What is being asked » Without the pictures, set down every line of the data exactly.

--

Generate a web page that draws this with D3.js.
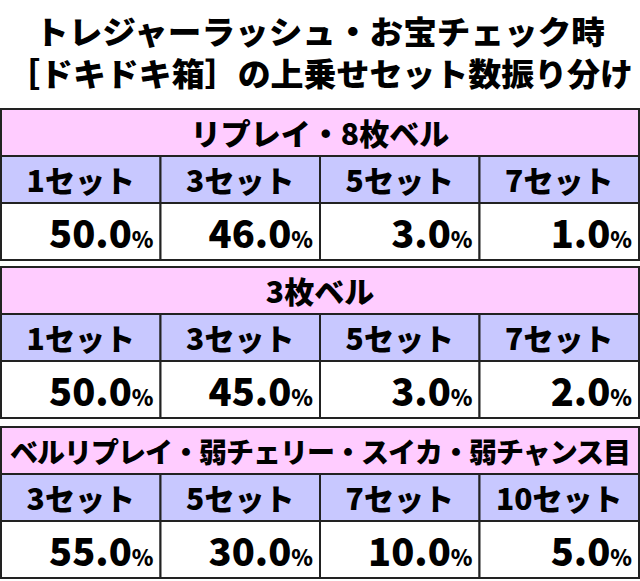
<!DOCTYPE html><html><head><meta charset="utf-8"><script src="https://cdn.jsdelivr.net/npm/d3@7"></script>
<style>body{margin:0;background:#fff}</style></head><body><svg id="c" width="640" height="581"></svg>
<script>
const titles=["トレジャーラッシュ・お宝チェック時","［ドキドキ箱］の上乗せセット数振り分け"];
const sections=["リプレイ・8枚ベル","3枚ベル","ベルリプレイ・弱チェリー・スイカ・弱チャンス目"];
const setLabels=[["1セット","3セット","5セット","7セット"],["1セット","3セット","5セット","7セット"],["3セット","5セット","7セット","10セット"]];
const values=[[50.0,46.0,3.0,1.0],[50.0,45.0,3.0,2.0],[55.0,30.0,10.0,5.0]];
const tops=[109,267,427];
const svg=d3.select("#c");
const F="'Noto Sans CJK JP',sans-serif";
titles.forEach((t,i)=>svg.append("text").attr("x",320).attr("y",[44,86][i]).attr("text-anchor","middle")
 .attr("font-family",F).attr("font-weight",900).attr("font-size",32).attr("textLength",i?626:570).attr("lengthAdjust","spacingAndGlyphs").text(t));
const x=d3.scaleBand().domain([0,1,2,3]).range([1,639]);
sections.forEach((s,k)=>{
 const y0=tops[k];
 const g=svg.append("g");
 g.append("rect").attr("x",1).attr("y",y0).attr("width",638).attr("height",47).attr("fill","#ffccff").attr("stroke","#222").attr("stroke-width",2);
 g.append("text").attr("x",320).attr("y",y0+36).attr("text-anchor","middle").attr("font-family",F).attr("font-weight",900).attr("font-size",k==2?28:30)
  .attr("letter-spacing",k==2?-1:0).text(s);
 [0,1,2,3].forEach(c=>{
  g.append("rect").attr("x",x(c)).attr("y",y0+47).attr("width",x.bandwidth()).attr("height",47).attr("fill","#c8c8ff").attr("stroke","#222").attr("stroke-width",2);
  g.append("rect").attr("x",x(c)).attr("y",y0+94).attr("width",x.bandwidth()).attr("height",57).attr("fill","#fff").attr("stroke","#222").attr("stroke-width",2);
  g.append("text").attr("x",x(c)+x.bandwidth()/2).attr("y",y0+83).attr("text-anchor","middle").attr("font-family",F).attr("font-weight",900).attr("font-size",30).text(setLabels[k][c]);
  const t=g.append("text").attr("x",x(c)+x.bandwidth()-7).attr("y",y0+139).attr("text-anchor","end").attr("font-family",F).attr("font-weight",900);
  t.append("tspan").attr("font-size",38).text(values[k][c].toFixed(1));
  t.append("tspan").attr("font-size",22).text("%");
 });
});
</script></body></html>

--

Result of this task »
Generate a web page that draws this with D3.js.
<!DOCTYPE html><html><head><meta charset="utf-8"><script src="https://cdn.jsdelivr.net/npm/d3@7"></script>
<style>body{margin:0;background:#fff}</style></head><body><svg id="c" width="640" height="581"></svg>
<script>
const titles=["トレジャーラッシュ・お宝チェック時","［ドキドキ箱］の上乗せセット数振り分け"];
const sections=["リプレイ・8枚ベル","3枚ベル","ベルリプレイ・弱チェリー・スイカ・弱チャンス目"];
const setLabels=[["1セット","3セット","5セット","7セット"],["1セット","3セット","5セット","7セット"],["3セット","5セット","7セット","10セット"]];
const values=[[50.0,46.0,3.0,1.0],[50.0,45.0,3.0,2.0],[55.0,30.0,10.0,5.0]];
const tops=[109,267,427];
const svg=d3.select("#c");
const F="'Noto Sans CJK JP',sans-serif";
titles.forEach((t,i)=>svg.append("text").attr("x",320).attr("y",[44,86][i]).attr("text-anchor","middle")
 .attr("font-family",F).attr("font-weight",900).attr("font-size",32).attr("textLength",i?626:570).attr("lengthAdjust","spacingAndGlyphs").text(t));
const x=d3.scaleBand().domain([0,1,2,3]).range([1,639]);
sections.forEach((s,k)=>{
 const y0=tops[k];
 const g=svg.append("g");
 g.append("rect").attr("x",1).attr("y",y0).attr("width",638).attr("height",47).attr("fill","#ffccff").attr("stroke","#222").attr("stroke-width",2);
 g.append("text").attr("x",320).attr("y",y0+36).attr("text-anchor","middle").attr("font-family",F).attr("font-weight",900).attr("font-size",k==2?28:30)
  .attr("letter-spacing",k==2?-1:0).text(s);
 [0,1,2,3].forEach(c=>{
  g.append("rect").attr("x",x(c)).attr("y",y0+47).attr("width",x.bandwidth()).attr("height",47).attr("fill","#c8c8ff").attr("stroke","#222").attr("stroke-width",2);
  g.append("rect").attr("x",x(c)).attr("y",y0+94).attr("width",x.bandwidth()).attr("height",57).attr("fill","#fff").attr("stroke","#222").attr("stroke-width",2);
  g.append("text").attr("x",x(c)+x.bandwidth()/2).attr("y",y0+83).attr("text-anchor","middle").attr("font-family",F).attr("font-weight",900).attr("font-size",30).text(setLabels[k][c]);
  const t=g.append("text").attr("x",x(c)+x.bandwidth()-7).attr("y",y0+139).attr("text-anchor","end").attr("font-family",F).attr("font-weight",900);
  t.append("tspan").attr("font-size",38).text(values[k][c].toFixed(1));
  t.append("tspan").attr("font-size",22).text("%");
 });
});
</script></body></html>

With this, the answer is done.